INFORMATION PROVIDED:
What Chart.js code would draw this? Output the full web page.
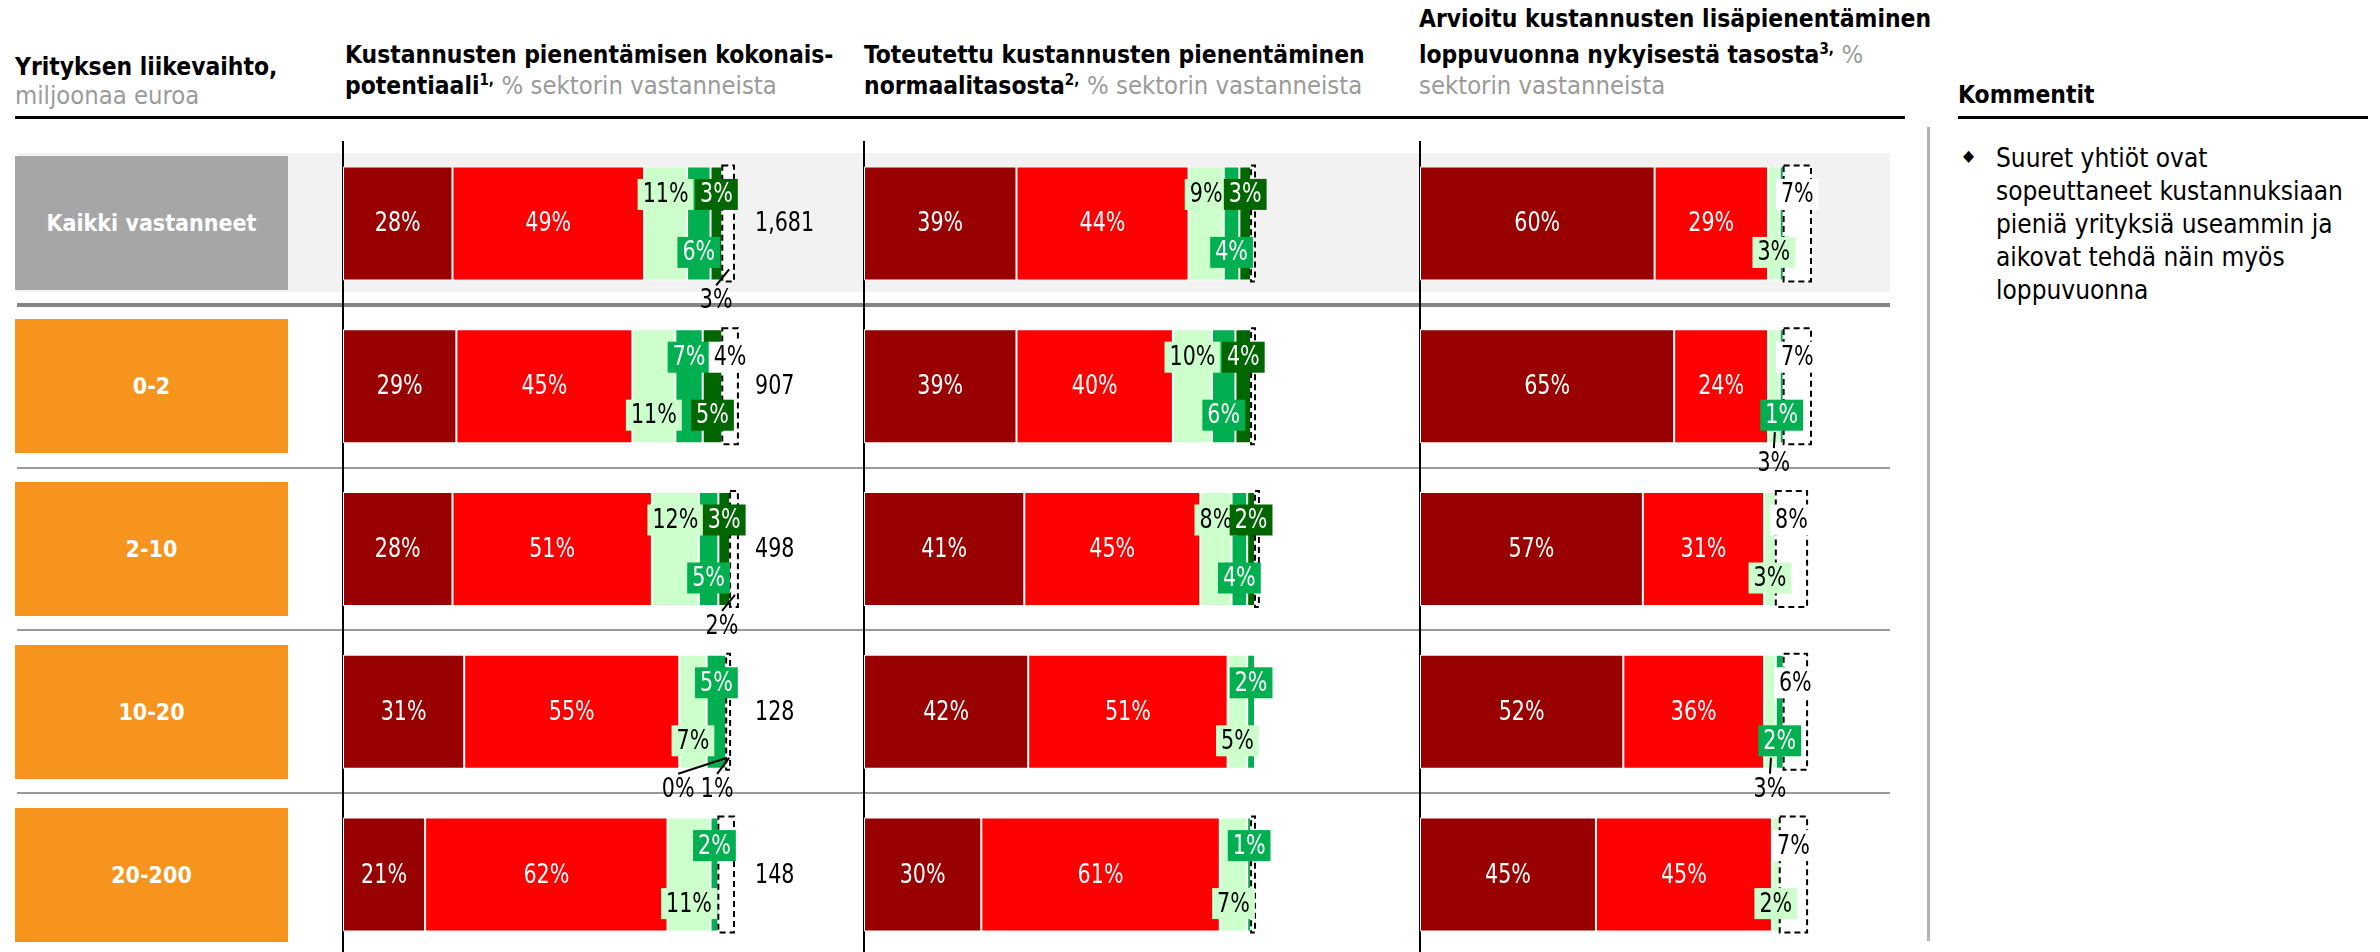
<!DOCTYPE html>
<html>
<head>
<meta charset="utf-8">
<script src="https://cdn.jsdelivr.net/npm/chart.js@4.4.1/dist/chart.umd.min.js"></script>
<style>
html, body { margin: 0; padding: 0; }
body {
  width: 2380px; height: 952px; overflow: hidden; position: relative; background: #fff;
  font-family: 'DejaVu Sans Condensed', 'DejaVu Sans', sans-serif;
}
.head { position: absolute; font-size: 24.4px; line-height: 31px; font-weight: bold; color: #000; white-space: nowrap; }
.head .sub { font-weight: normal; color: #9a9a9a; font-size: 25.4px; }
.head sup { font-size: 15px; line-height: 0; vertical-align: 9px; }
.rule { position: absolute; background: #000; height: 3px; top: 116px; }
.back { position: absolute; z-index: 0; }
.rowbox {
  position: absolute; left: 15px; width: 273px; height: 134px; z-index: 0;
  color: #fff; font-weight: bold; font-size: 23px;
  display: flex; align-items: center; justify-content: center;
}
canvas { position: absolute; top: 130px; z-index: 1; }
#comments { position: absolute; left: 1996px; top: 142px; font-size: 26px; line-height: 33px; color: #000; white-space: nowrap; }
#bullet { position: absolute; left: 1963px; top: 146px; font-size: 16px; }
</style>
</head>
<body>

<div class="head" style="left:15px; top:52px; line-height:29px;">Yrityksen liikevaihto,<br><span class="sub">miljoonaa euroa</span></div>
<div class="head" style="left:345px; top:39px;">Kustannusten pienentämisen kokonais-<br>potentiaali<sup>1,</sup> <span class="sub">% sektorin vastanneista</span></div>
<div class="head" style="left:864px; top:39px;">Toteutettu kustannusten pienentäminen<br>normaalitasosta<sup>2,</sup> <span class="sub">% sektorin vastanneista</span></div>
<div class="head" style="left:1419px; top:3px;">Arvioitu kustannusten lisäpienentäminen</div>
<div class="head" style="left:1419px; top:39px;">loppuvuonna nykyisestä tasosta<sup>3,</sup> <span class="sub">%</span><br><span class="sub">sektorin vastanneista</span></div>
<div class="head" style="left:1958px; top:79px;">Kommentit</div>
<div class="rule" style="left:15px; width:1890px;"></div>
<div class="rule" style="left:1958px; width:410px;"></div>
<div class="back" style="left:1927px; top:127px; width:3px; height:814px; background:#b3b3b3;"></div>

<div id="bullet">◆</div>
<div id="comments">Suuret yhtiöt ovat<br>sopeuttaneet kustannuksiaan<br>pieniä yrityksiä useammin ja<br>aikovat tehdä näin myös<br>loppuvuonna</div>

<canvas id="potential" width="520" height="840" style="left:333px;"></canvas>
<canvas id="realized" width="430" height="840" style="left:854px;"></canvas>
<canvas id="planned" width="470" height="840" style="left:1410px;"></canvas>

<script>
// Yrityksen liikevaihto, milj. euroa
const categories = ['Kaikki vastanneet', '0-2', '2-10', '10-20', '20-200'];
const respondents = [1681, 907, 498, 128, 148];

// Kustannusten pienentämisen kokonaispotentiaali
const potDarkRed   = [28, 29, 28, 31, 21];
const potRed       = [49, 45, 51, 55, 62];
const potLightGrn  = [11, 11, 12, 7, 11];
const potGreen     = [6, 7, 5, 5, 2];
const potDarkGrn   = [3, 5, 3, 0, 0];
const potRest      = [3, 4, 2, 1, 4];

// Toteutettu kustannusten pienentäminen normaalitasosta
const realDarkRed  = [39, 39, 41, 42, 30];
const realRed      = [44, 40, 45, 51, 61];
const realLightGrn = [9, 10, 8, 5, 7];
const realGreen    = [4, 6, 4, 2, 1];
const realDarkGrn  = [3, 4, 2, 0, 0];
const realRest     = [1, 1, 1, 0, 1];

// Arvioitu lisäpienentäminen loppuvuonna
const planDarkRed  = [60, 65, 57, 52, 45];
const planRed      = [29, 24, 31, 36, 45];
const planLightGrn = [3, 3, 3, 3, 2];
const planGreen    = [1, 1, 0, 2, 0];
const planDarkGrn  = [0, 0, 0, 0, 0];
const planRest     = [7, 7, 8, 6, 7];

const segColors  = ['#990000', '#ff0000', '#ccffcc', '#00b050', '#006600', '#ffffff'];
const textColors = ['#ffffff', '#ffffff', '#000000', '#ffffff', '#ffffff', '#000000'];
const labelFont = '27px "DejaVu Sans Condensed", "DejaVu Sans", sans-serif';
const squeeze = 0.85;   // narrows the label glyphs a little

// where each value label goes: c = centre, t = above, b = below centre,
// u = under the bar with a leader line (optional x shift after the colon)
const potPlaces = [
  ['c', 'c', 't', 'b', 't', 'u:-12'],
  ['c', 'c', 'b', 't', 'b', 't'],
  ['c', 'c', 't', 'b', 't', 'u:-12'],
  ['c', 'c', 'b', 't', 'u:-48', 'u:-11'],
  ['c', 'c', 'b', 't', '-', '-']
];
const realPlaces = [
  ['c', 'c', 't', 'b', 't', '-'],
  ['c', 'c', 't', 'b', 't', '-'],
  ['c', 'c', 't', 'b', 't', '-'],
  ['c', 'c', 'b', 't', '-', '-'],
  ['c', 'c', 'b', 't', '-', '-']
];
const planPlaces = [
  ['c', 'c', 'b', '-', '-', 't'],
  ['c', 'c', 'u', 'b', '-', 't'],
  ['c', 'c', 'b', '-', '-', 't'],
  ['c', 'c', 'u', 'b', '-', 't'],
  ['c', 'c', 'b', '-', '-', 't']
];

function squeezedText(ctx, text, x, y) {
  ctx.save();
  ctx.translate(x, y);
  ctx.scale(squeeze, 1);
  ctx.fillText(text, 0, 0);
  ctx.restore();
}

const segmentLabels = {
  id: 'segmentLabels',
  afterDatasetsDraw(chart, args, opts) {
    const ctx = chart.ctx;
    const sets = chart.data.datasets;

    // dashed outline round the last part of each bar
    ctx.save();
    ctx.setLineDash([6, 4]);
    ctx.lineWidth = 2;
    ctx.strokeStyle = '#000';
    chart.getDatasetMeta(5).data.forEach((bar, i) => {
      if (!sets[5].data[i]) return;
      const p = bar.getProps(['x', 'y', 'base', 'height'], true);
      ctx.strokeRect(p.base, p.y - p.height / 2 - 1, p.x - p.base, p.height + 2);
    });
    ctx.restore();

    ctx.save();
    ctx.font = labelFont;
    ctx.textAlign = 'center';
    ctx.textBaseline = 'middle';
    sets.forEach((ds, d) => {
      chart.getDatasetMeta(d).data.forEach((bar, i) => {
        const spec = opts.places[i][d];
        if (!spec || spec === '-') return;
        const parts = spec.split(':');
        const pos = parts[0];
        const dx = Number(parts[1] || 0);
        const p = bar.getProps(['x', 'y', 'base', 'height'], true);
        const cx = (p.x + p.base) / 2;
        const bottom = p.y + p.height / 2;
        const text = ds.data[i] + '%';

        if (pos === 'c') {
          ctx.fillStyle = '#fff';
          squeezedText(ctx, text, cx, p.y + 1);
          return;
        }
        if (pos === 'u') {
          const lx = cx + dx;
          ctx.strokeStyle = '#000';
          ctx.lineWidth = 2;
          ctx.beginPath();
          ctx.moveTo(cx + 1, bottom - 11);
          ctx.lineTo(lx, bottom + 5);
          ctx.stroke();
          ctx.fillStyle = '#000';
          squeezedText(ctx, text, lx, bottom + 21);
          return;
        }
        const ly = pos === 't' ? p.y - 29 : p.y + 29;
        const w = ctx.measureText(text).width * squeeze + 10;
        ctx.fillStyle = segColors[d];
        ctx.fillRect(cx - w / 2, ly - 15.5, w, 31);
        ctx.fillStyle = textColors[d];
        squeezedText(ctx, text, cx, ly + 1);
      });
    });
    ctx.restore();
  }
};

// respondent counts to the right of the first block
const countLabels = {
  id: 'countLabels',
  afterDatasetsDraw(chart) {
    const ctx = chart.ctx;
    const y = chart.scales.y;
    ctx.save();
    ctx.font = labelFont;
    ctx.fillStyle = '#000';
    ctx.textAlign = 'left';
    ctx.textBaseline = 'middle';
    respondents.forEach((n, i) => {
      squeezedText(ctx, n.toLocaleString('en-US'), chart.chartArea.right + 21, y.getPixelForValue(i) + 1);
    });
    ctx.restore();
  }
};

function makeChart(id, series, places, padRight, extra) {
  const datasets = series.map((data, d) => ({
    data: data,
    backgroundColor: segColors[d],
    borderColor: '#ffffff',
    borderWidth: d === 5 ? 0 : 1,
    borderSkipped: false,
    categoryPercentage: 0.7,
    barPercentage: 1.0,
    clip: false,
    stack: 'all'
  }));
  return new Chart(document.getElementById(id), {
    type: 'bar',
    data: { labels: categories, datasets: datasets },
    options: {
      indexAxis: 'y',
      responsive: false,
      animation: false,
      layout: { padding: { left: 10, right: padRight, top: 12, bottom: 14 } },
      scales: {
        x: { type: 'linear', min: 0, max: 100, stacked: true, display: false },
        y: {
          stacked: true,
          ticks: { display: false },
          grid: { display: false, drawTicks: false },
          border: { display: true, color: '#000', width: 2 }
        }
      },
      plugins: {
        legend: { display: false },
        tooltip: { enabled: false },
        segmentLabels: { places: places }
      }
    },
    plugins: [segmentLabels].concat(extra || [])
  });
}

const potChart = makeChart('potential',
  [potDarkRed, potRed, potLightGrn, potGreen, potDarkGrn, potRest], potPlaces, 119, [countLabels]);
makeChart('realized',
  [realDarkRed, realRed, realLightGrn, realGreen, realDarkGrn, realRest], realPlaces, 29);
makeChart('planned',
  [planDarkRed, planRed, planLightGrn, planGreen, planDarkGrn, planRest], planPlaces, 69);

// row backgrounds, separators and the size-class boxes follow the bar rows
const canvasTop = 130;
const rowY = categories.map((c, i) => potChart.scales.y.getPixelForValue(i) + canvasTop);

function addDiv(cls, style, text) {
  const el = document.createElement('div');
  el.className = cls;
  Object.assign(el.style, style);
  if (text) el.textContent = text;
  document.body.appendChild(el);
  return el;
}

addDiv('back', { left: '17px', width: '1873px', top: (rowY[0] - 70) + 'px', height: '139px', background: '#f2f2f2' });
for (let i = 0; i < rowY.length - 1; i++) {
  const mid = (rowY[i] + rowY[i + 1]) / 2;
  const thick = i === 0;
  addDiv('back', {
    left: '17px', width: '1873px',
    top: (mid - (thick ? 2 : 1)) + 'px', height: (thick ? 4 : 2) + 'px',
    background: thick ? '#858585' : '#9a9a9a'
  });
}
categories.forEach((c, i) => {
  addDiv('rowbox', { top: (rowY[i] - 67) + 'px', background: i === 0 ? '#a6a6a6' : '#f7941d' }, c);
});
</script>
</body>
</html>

YOUR GOAL: Write out nothing but the lines from the start of the data through the line with "top:127px; width:3px; height:814px;". Leave out the pictures.

RESPONSE TO THIS EXERCISE:
What Chart.js code would draw this? Output the full web page.
<!DOCTYPE html>
<html>
<head>
<meta charset="utf-8">
<script src="https://cdn.jsdelivr.net/npm/chart.js@4.4.1/dist/chart.umd.min.js"></script>
<style>
html, body { margin: 0; padding: 0; }
body {
  width: 2380px; height: 952px; overflow: hidden; position: relative; background: #fff;
  font-family: 'DejaVu Sans Condensed', 'DejaVu Sans', sans-serif;
}
.head { position: absolute; font-size: 24.4px; line-height: 31px; font-weight: bold; color: #000; white-space: nowrap; }
.head .sub { font-weight: normal; color: #9a9a9a; font-size: 25.4px; }
.head sup { font-size: 15px; line-height: 0; vertical-align: 9px; }
.rule { position: absolute; background: #000; height: 3px; top: 116px; }
.back { position: absolute; z-index: 0; }
.rowbox {
  position: absolute; left: 15px; width: 273px; height: 134px; z-index: 0;
  color: #fff; font-weight: bold; font-size: 23px;
  display: flex; align-items: center; justify-content: center;
}
canvas { position: absolute; top: 130px; z-index: 1; }
#comments { position: absolute; left: 1996px; top: 142px; font-size: 26px; line-height: 33px; color: #000; white-space: nowrap; }
#bullet { position: absolute; left: 1963px; top: 146px; font-size: 16px; }
</style>
</head>
<body>

<div class="head" style="left:15px; top:52px; line-height:29px;">Yrityksen liikevaihto,<br><span class="sub">miljoonaa euroa</span></div>
<div class="head" style="left:345px; top:39px;">Kustannusten pienentämisen kokonais-<br>potentiaali<sup>1,</sup> <span class="sub">% sektorin vastanneista</span></div>
<div class="head" style="left:864px; top:39px;">Toteutettu kustannusten pienentäminen<br>normaalitasosta<sup>2,</sup> <span class="sub">% sektorin vastanneista</span></div>
<div class="head" style="left:1419px; top:3px;">Arvioitu kustannusten lisäpienentäminen</div>
<div class="head" style="left:1419px; top:39px;">loppuvuonna nykyisestä tasosta<sup>3,</sup> <span class="sub">%</span><br><span class="sub">sektorin vastanneista</span></div>
<div class="head" style="left:1958px; top:79px;">Kommentit</div>
<div class="rule" style="left:15px; width:1890px;"></div>
<div class="rule" style="left:1958px; width:410px;"></div>
<div class="back" style="left:1927px; top:127px; width:3px; height:814px; background:#b3b3b3;"></div>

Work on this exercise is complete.